§ **RECORDS FOR THE EXERCISE**
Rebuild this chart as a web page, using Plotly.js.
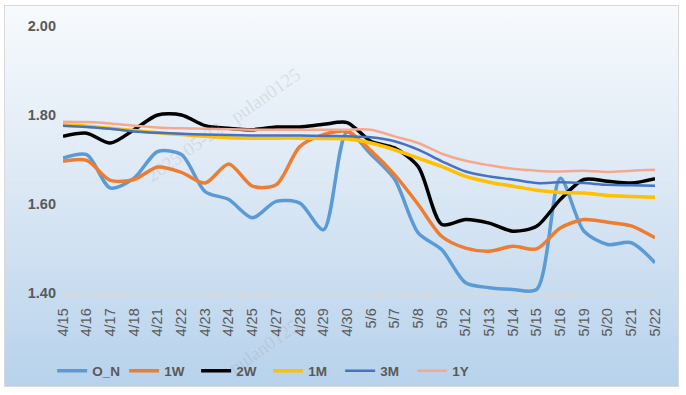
<!DOCTYPE html>
<html><head><meta charset="utf-8">
<script src="https://cdn.plot.ly/plotly-3.0.1.min.js"></script>
<style>
html,body{margin:0;padding:0;background:#fff;width:686px;height:395px;overflow:hidden}
#frame{position:absolute;left:4px;top:5px;width:673px;height:380px;border:1px solid #D9D9D9;
background:linear-gradient(to bottom,#F7FAFD 0%,#DDE9F5 45%,#B7D2EC 100%)}
#chart{position:absolute;left:0;top:0;width:686px;height:395px}
</style></head>
<body><div id="frame"></div><div id="chart"></div>
<script>
const dates = ["4/15","4/16","4/17","4/18","4/21","4/22","4/23","4/24","4/25","4/27","4/28","4/29","4/30","5/6","5/7","5/8","5/9","5/12","5/13","5/14","5/15","5/16","5/19","5/20","5/21","5/22"];
const ON  = [1.703,1.711,1.636,1.658,1.718,1.711,1.628,1.610,1.569,1.606,1.602,1.542,1.762,1.712,1.656,1.535,1.497,1.423,1.412,1.408,1.408,1.658,1.539,1.509,1.513,1.468];
const W1  = [1.696,1.698,1.653,1.655,1.683,1.671,1.647,1.690,1.640,1.643,1.729,1.756,1.763,1.720,1.666,1.599,1.527,1.501,1.494,1.505,1.499,1.546,1.565,1.559,1.551,1.524];
const W2  = [1.752,1.759,1.737,1.767,1.800,1.800,1.776,1.770,1.767,1.773,1.773,1.779,1.783,1.741,1.726,1.684,1.554,1.565,1.557,1.539,1.550,1.610,1.655,1.651,1.647,1.657];
const M1  = [1.778,1.775,1.770,1.765,1.760,1.756,1.752,1.749,1.748,1.748,1.748,1.747,1.746,1.737,1.722,1.703,1.684,1.662,1.649,1.640,1.631,1.626,1.625,1.619,1.617,1.615];
const M3  = [1.776,1.773,1.769,1.763,1.760,1.758,1.756,1.755,1.754,1.754,1.754,1.753,1.752,1.750,1.741,1.722,1.696,1.673,1.662,1.655,1.647,1.649,1.647,1.643,1.642,1.641];
const Y1  = [1.785,1.784,1.781,1.776,1.772,1.770,1.769,1.768,1.767,1.767,1.767,1.767,1.767,1.767,1.752,1.737,1.713,1.697,1.687,1.679,1.675,1.673,1.675,1.672,1.675,1.677];
const names = ["O_N","1W","2W","1M","3M","1Y"];
const colors = ["#5B9BD5","#ED7D31","#000000","#FFC000","#4472C4","#F4A98F"];
const widths = [3.5,3.5,3.5,3.5,2.5,2.5];
const series = [ON,W1,W2,M1,M3,Y1];
const traces = series.map((s,i)=>({x:dates,y:s,name:names[i],type:"scatter",mode:"lines",
  line:{color:colors[i],width:widths[i],shape:"spline",smoothing:0.8}}));
const layout = {
  width:686,height:395,
  margin:{l:63,r:31,t:26,b:101.5,autoexpand:false},
  paper_bgcolor:"rgba(0,0,0,0)",plot_bgcolor:"rgba(0,0,0,0)",
  font:{family:"Liberation Sans, Arial, sans-serif",color:"#595959",size:12},
  xaxis:{type:"category",tickangle:-90,showgrid:false,showline:true,linecolor:"#D9D9D9",linewidth:1.5,
    ticks:"outside",tickson:"boundaries",ticklen:5,tickcolor:"#D9D9D9",ticklabelstandoff:8,automargin:false,
    tickfont:{size:14.5,color:"#595959"},zeroline:false},
  yaxis:{range:[1.4,2.0],tickvals:[1.4,1.6,1.8,2.0],ticktext:["1.40","1.60","1.80","2.00"],automargin:false,
    showgrid:false,zeroline:false,showline:false,ticks:"",ticklabelstandoff:6,
    tickfont:{size:14.5,color:"#595959",family:"Liberation Sans, Arial, sans-serif",weight:"bold"}},
  legend:{orientation:"h",xref:"container",x:0.076,xanchor:"left",yref:"container",y:0.061,yanchor:"middle",
    font:{size:13.5,color:"#595959",weight:"bold"},entrywidth:27,entrywidthmode:"pixels",
    itemwidth:30,bgcolor:"rgba(0,0,0,0)"},
  showlegend:true,
  annotations:[
    {text:"2025-05-22   pulan0125",xref:"paper",yref:"paper",x:0.13,y:0.63,showarrow:false,textangle:-35,
     font:{size:19,color:"rgba(150,150,150,0.22)",family:"Liberation Serif, serif"}},
    {text:"pulan0125",xref:"paper",yref:"paper",x:0.34,y:-0.33,showarrow:false,textangle:-35,
     font:{size:19,color:"rgba(150,150,150,0.22)",family:"Liberation Serif, serif"}}
  ]
};
Plotly.newPlot("chart",traces,layout,{displayModeBar:false,staticPlot:true});
</script></body></html>
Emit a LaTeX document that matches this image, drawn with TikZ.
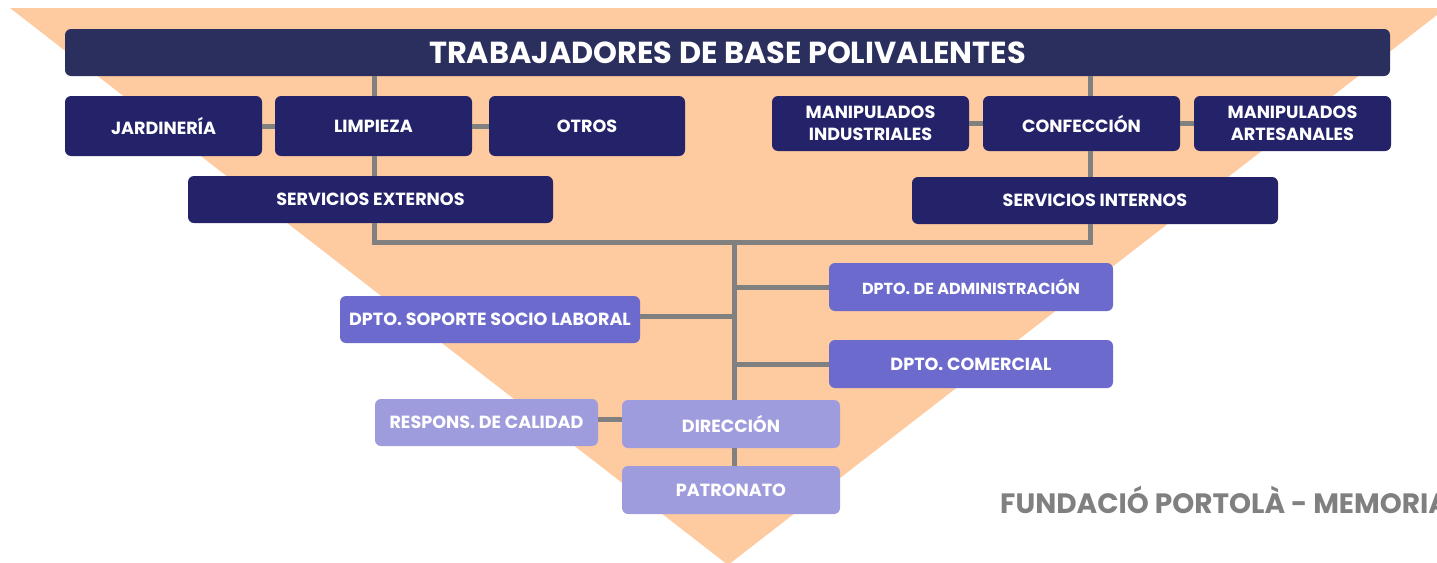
\documentclass[tikz,border=0pt]{standalone}
\usepackage{fontspec}
\setmainfont{Poppins}
\definecolor{peach}{HTML}{FECA9F}
\definecolor{topnavy}{HTML}{2B2F5E}
\definecolor{navy}{HTML}{24236A}
\definecolor{midblue}{HTML}{6C6BCD}
\definecolor{lightblue}{HTML}{9F9CDD}
\definecolor{conngrey}{HTML}{808080}
\begin{document}
\begin{tikzpicture}[x=1pt,y=-1pt,
  box/.style={rounded corners=6pt, text=white, align=center, inner sep=0pt,
    font=\bfseries\fontsize{17.6}{22}\selectfont},
  topbox/.style={box, fill=topnavy, font=\bfseries\fontsize{30.4}{32}\selectfont},
  darkbox/.style={box, fill=navy},
  midbox/.style={box, fill=midblue},
  lightbox/.style={box, fill=lightblue},
  conn/.style={draw=conngrey, line width=5pt},
  footer/.style={text=conngrey, font=\bfseries\fontsize{28}{30}\selectfont, inner sep=0pt, anchor=base west}]
\useasboundingbox (0,0) rectangle (1437,562);
\fill[peach] (10,8) -- (1446,8) -- (728,565) -- cycle;

\node[topbox, minimum width=1325pt, minimum height=47pt] (top) at (727.5,52.5) {TRABAJADORES DE BASE POLIVALENTES};

\node[darkbox, minimum width=197pt, minimum height=60pt] (jard) at (163.5,126) {JARDINERÍA};
\node[darkbox, minimum width=197pt, minimum height=60pt] (limp) at (373.5,126) {LIMPIEZA};
\node[darkbox, minimum width=196pt, minimum height=60pt] (otros) at (587,126) {OTROS};
\node[darkbox, minimum width=197pt, minimum height=55pt] (mind) at (870.5,123.5) {MANIPULADOS\\INDUSTRIALES};
\node[darkbox, minimum width=197pt, minimum height=55pt] (conf) at (1081.5,123.5) {CONFECCIÓN};
\node[darkbox, minimum width=197pt, minimum height=55pt] (mart) at (1292.5,123.5) {MANIPULADOS\\ARTESANALES};
\node[darkbox, minimum width=365pt, minimum height=47pt] (sext) at (370.5,199.5) {SERVICIOS EXTERNOS};
\node[darkbox, minimum width=366pt, minimum height=47pt] (sint) at (1095,200.5) {SERVICIOS INTERNOS};

\node[midbox, minimum width=284pt, minimum height=48pt, font=\bfseries\fontsize{16}{20}\selectfont] (admin) at (971,287) {DPTO. DE ADMINISTRACIÓN};
\node[midbox, minimum width=300pt, minimum height=47pt] (soporte) at (490,319.5) {DPTO. SOPORTE SOCIO LABORAL};
\node[midbox, minimum width=284pt, minimum height=48pt] (comer) at (971,364) {DPTO. COMERCIAL};

\node[lightbox, minimum width=218pt, minimum height=48pt] (dir) at (731,424) {DIRECCIÓN};
\node[lightbox, minimum width=223pt, minimum height=47pt] (resp) at (486.5,422.5) {RESPONS. DE CALIDAD};
\node[lightbox, minimum width=218pt, minimum height=48pt] (patr) at (731,490) {PATRONATO};

\coordinate (jl) at (374,242);
\coordinate (jr) at (1090,242);
\coordinate (jm) at (734,242);

\draw[conn] (top.south -| jl) -- (limp.north -| jl);
\draw[conn] (limp.south -| jl) -- (sext.north -| jl);
\draw[conn] (sext.south -| jl) -- (jl) -- (jr) -- (sint.south -| jr);
\draw[conn] (top.south -| jr) -- (conf.north -| jr);
\draw[conn] (conf.south -| jr) -- (sint.north -| jr);
\draw[conn] (jard.east) -- (limp.west);
\draw[conn] (limp.east) -- (otros.west);
\draw[conn] (mind.east) -- (conf.west);
\draw[conn] (conf.east) -- (mart.west);
\draw[conn] (jm) -- (dir.north -| jm);
\draw[conn] (dir.south -| jm) -- (patr.north -| jm);
\draw[conn] (admin.west) -- (admin.west -| jm);
\draw[conn] (comer.west) -- (comer.west -| jm);
\draw[conn] ([yshift=3.5pt]soporte.east) -- ([yshift=3.5pt]soporte.east -| jm);
\draw[conn] ([yshift=3.5pt]resp.east) -- ([yshift=3.5pt]resp.east -| dir.west);

\node[footer] (foot) at (1000,513) {FUNDACIÓ PORTOLÀ - MEMORIA};
\end{tikzpicture}
\end{document}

§ **PROBLEM**
Leave out every picture, then retype exactly the lines from the one containing "Emit a LaTeX" through the one containing "minimum width=1325pt, minimum".

§ **COMPLETE ANSWER**
Emit a LaTeX document that matches this image, drawn with TikZ.
\documentclass[tikz,border=0pt]{standalone}
\usepackage{fontspec}
\setmainfont{Poppins}
\definecolor{peach}{HTML}{FECA9F}
\definecolor{topnavy}{HTML}{2B2F5E}
\definecolor{navy}{HTML}{24236A}
\definecolor{midblue}{HTML}{6C6BCD}
\definecolor{lightblue}{HTML}{9F9CDD}
\definecolor{conngrey}{HTML}{808080}
\begin{document}
\begin{tikzpicture}[x=1pt,y=-1pt,
  box/.style={rounded corners=6pt, text=white, align=center, inner sep=0pt,
    font=\bfseries\fontsize{17.6}{22}\selectfont},
  topbox/.style={box, fill=topnavy, font=\bfseries\fontsize{30.4}{32}\selectfont},
  darkbox/.style={box, fill=navy},
  midbox/.style={box, fill=midblue},
  lightbox/.style={box, fill=lightblue},
  conn/.style={draw=conngrey, line width=5pt},
  footer/.style={text=conngrey, font=\bfseries\fontsize{28}{30}\selectfont, inner sep=0pt, anchor=base west}]
\useasboundingbox (0,0) rectangle (1437,562);
\fill[peach] (10,8) -- (1446,8) -- (728,565) -- cycle;

\node[topbox, minimum width=1325pt, minimum height=47pt] (top) at (727.5,52.5) {TRABAJADORES DE BASE POLIVALENTES};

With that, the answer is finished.